Las ciudades también empezaron a tolerar ideas y a admitir personas a las que normalmente se dejaba fuera de los confines de la comunidad feudal cristiana. Grupos marginales de la sociedad —y no sólo herejes— comenzaron a recibir la influencia de las tendencias mayoritarias. Los numerosos judíos del Languedoc, que habían vivido en la región desde la época de los romanos, se contaban entre los principales beneficiarios de la cultura de clemencia que surgió del fuego cruzado entre los nobles, los clérigos y los habitantes de las ciudades del sur. Una tradición de la Semana Santa llamada «apalear a los judíos», en virtud de la cual los cristianos de Tolosa golpeaban en una plaza pública a miembros de la comunidad judía, terminó a mediados del siglo XII, tras abultados pagos al conde y los capitouls. Los clérigos protestaron, pero se mantuvo la prohibición. La Iglesia, que había desarrollado una política de ostracismo de los judíos claramente definida, bramaba aún más fuerte cuando se permitía a no cristianos tener propiedades y, en algunos casos, ocupar cargos públicos. En 1203, en Béziers, el magistrado jefe en ausencia del señor Trencavel —o bayle— era un judío de nombre Simón. En Narbona, donde había una escuela talmúdica y varias sinagogas, algunos mercaderes judíos poseían viñas en los campos circundantes y contrataban a campesinos cristianos para trabajar la tierra, una burla manifiesta de la prohibición de la Iglesia de que los judíos tuvieran ningún tipo de autoridad sobre los cristianos. Pese a que estos cambios por lo general se llevaban a cabo mediante sobornos o el pago de impuestos exorbitantes, indicaban también el nacimiento de una sociedad más libre, o, cuando menos, con mayor autonomía.
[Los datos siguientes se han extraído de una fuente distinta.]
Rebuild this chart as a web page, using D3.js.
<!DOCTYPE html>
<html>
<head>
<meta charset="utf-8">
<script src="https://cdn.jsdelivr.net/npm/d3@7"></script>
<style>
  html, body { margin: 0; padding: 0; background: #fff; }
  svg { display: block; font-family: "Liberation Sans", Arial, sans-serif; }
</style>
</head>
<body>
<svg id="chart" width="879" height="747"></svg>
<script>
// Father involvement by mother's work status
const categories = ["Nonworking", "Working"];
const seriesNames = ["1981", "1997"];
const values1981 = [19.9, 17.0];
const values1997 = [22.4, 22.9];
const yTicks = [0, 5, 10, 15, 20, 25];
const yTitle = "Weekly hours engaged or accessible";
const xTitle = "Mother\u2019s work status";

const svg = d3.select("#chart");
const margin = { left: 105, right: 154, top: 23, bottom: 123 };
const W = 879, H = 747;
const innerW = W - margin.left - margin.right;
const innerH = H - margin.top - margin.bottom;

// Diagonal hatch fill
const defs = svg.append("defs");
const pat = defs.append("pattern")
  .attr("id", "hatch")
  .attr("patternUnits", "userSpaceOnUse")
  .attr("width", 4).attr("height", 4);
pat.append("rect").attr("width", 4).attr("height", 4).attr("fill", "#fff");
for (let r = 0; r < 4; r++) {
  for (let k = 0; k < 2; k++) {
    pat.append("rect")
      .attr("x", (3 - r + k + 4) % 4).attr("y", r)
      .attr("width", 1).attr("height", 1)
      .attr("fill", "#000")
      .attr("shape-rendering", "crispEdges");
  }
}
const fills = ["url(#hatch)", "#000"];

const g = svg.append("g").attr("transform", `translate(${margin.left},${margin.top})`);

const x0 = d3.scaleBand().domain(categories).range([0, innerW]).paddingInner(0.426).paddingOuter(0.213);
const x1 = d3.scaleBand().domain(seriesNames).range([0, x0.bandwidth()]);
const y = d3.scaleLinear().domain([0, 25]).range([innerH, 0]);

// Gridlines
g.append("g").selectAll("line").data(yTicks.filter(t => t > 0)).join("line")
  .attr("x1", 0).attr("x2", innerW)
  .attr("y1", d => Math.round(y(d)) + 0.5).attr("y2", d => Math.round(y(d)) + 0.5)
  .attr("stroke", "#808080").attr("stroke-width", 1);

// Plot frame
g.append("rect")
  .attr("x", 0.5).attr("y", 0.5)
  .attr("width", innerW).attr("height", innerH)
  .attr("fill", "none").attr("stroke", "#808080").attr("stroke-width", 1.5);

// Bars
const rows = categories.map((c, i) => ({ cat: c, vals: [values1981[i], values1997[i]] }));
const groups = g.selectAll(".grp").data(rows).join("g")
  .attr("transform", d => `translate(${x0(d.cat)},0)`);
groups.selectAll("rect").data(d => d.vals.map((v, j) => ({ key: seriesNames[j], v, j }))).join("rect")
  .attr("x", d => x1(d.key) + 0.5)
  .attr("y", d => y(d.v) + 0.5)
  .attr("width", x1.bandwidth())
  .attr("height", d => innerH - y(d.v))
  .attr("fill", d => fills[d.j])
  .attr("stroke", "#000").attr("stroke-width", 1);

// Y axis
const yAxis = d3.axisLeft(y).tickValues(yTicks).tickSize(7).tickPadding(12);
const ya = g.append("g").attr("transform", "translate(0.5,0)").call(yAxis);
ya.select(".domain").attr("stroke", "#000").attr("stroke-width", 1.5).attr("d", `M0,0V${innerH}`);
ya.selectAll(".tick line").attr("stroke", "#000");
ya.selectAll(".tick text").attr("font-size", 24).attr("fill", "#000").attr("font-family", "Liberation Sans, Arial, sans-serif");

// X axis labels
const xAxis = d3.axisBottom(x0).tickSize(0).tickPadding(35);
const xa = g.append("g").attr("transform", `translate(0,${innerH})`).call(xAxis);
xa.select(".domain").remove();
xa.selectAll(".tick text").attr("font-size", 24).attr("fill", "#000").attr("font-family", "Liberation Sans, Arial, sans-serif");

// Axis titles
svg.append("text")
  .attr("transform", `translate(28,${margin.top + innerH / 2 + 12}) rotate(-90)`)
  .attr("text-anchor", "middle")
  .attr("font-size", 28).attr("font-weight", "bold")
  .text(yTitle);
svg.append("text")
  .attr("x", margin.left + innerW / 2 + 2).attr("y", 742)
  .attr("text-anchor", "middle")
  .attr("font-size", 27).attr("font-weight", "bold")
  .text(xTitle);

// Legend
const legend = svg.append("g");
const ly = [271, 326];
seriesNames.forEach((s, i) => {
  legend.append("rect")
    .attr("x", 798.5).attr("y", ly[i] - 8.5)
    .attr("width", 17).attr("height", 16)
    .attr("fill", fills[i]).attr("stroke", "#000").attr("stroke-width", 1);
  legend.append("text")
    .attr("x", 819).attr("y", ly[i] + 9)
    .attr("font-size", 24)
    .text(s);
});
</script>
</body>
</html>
Desde la perspectiva de una Roma recién vigorizada, todo eso adquirió el aspecto de una endemoniada espiral descendente, una resbaladiza pendiente de degeneración moral y espiritual. Aunque no era exactamente un Camelot multicultural, como a veces sugieren sus incondicionales del siglo XXI, el Languedoc medieval era lo bastante excepcional para considerarlo censurable. Inocencio II escribía con frecuencia al conde Raimundo, y le imploraba al vástago de cruzados que actuara. Una carta hervía de furia: «¡Así que piensa, estúpido, piensa!»; en otra lo llamaba «criatura pestilente e insensata». Sin embargo, no está claro si Raimundo podía hacer algo, dadas las trabas que soportaba su poder, la autonomía de las ciudades y la tolerancia espiritual subversiva que existía entre los católicos, los cátaros y los judíos del Languedoc.
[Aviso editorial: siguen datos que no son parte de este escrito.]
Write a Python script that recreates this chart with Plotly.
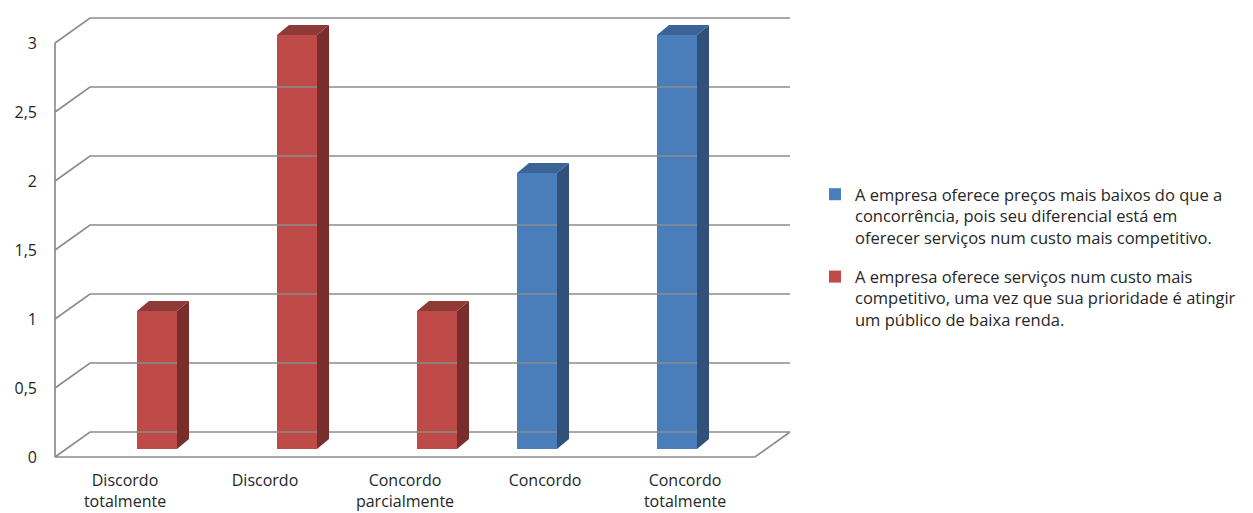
import plotly.graph_objects as go

# ---------------- data ----------------
categories = ["Discordo<br>totalmente", "Discordo", "Concordo<br>parcialmente", "Concordo", "Concordo<br>totalmente"]
series_names = [
    "A empresa oferece preços mais baixos do que a<br>concorrência, pois seu diferencial está em<br>oferecer serviços num custo mais competitivo.",
    "A empresa oferece serviços num custo mais<br>competitivo, uma vez que sua prioridade é atingir<br>um público de baixa renda.",
]
blue_values = [0, 0, 0, 2, 3]
red_values = [1, 3, 1, 0, 0]
y_tick_values = [0, 0.5, 1, 1.5, 2, 2.5, 3]
y_tick_labels = ["0", "0,5", "1", "1,5", "2", "2,5", "3"]

# ---------------- style / geometry ----------------
W, H = 1253, 513
ML, MR, MT, MB = 50, 453, 10, 50
X0_PX, X_STEP = 125.0, 140.0      # pixel of category 0, pixels per category
Y0_PX, Y_STEP = 457.0, 138.0      # pixel of value 0 (front plane), pixels per unit
xr = [(ML - X0_PX) / X_STEP, (W - MR - X0_PX) / X_STEP]
yr = [(Y0_PX - (H - MB)) / Y_STEP, (Y0_PX - MT) / Y_STEP]

DX, DY = 35 / X_STEP, 25 / Y_STEP          # wall depth
BFX, BFY = 12 / X_STEP, 8 / Y_STEP          # bar front plane offset
BDX, BDY = 12 / X_STEP, 10 / Y_STEP         # bar depth
BW = 40 / X_STEP                            # bar width
SLOT = [-BW / 2, BW / 2]                    # blue left, red right

n = len(categories)
x_left = -0.5
x_right = n - 0.5

colors = {
    "blue": ("#4A7EBB", "#31507A", "#3B6396"),
    "red": ("#BE4B48", "#7A2E2C", "#8E3A37"),
}
GRID = "#8C8C8C"
FONT = "Open Sans"
TXT = "#262626"

fig = go.Figure()

# gridlines in perspective (left wall + back wall)
gx, gy = [], []
for v in y_tick_values:
    gx += [x_left, x_left + DX, x_right + DX, None]
    gy += [v, v + DY, v + DY, None]
# floor outline and left front edge
gx += [x_left, x_right, x_right + DX, None, x_left, x_left]
gy += [0, 0, DY, None, 0, y_tick_values[-1]]
fig.add_trace(go.Scatter(x=gx, y=gy, mode="lines", line=dict(color=GRID, width=1.7),
                         hoverinfo="skip", showlegend=False))


def add_series(values, slot, name, cols, group, rank):
    front, side, top = cols
    xs, ys = [], []
    for i, v in enumerate(values):
        if v <= 0:
            continue
        xc = i + slot + BFX
        xs.append(xc)
        ys.append(v)
        xl, xrr = xc - BW / 2, xc + BW / 2
        b, t = BFY, BFY + v
        fig.add_trace(go.Scatter(x=[xrr, xrr + BDX, xrr + BDX, xrr, xrr],
                                 y=[b, b + BDY, t + BDY, t, b],
                                 fill="toself", fillcolor=side, mode="lines",
                                 line=dict(width=0, color=side),
                                 hoverinfo="skip", showlegend=False))
        fig.add_trace(go.Scatter(x=[xl, xl + BDX, xrr + BDX, xrr, xl],
                                 y=[t, t + BDY, t + BDY, t, t],
                                 fill="toself", fillcolor=top, mode="lines",
                                 line=dict(width=0, color=top),
                                 hoverinfo="skip", showlegend=False))
    fig.add_trace(go.Bar(x=xs, y=ys, base=[BFY] * len(xs), width=BW, name=name,
                         marker=dict(color=front, line=dict(width=0)),
                         legendgroup=group, legendrank=rank))


add_series(blue_values, SLOT[0], series_names[0], colors["blue"], "a", 1)
add_series(red_values, SLOT[1], series_names[1], colors["red"], "b", 2)

fig.update_layout(
    width=W, height=H,
    margin=dict(l=ML, r=MR, t=MT, b=MB),
    paper_bgcolor="white", plot_bgcolor="white",
    font=dict(family=FONT, size=16, color=TXT),
    barmode="overlay",
    showlegend=True,
    legend=dict(x=(815 - ML) / (W - MR - ML), xanchor="left",
                y=((H - MB) - 177) / (H - MB - MT), yanchor="top",
                valign="top", font=dict(size=16.5, family=FONT, color=TXT),
                tracegroupgap=15, bgcolor="rgba(0,0,0,0)"),
    xaxis=dict(range=xr, tickvals=list(range(n)), ticktext=categories,
               showgrid=False, zeroline=False, showline=False, ticks="",
               ticklabelstandoff=6, automargin=False, fixedrange=True),
    yaxis=dict(range=yr, tickvals=y_tick_values, ticktext=y_tick_labels,
               showgrid=False, zeroline=False, showline=False, ticks="",
               ticklabelstandoff=12, automargin=False, fixedrange=True),
)

fig.write_html("out.html")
Al final, Raimundo no hizo nada. El conde de Tolosa no perseguiría a su propia gente. Inocencio y sus consejeros, desorientados y sin un noble aliado en el Languedoc para reprimir la disidencia, tenían que manejar una revolución por su cuenta. Cuando amaneció el nuevo siglo, los hombres de la Iglesia se propusieron convencer al pueblo de Raimundo de que andaba errado. Y se reunieron con los herejes cara a cara.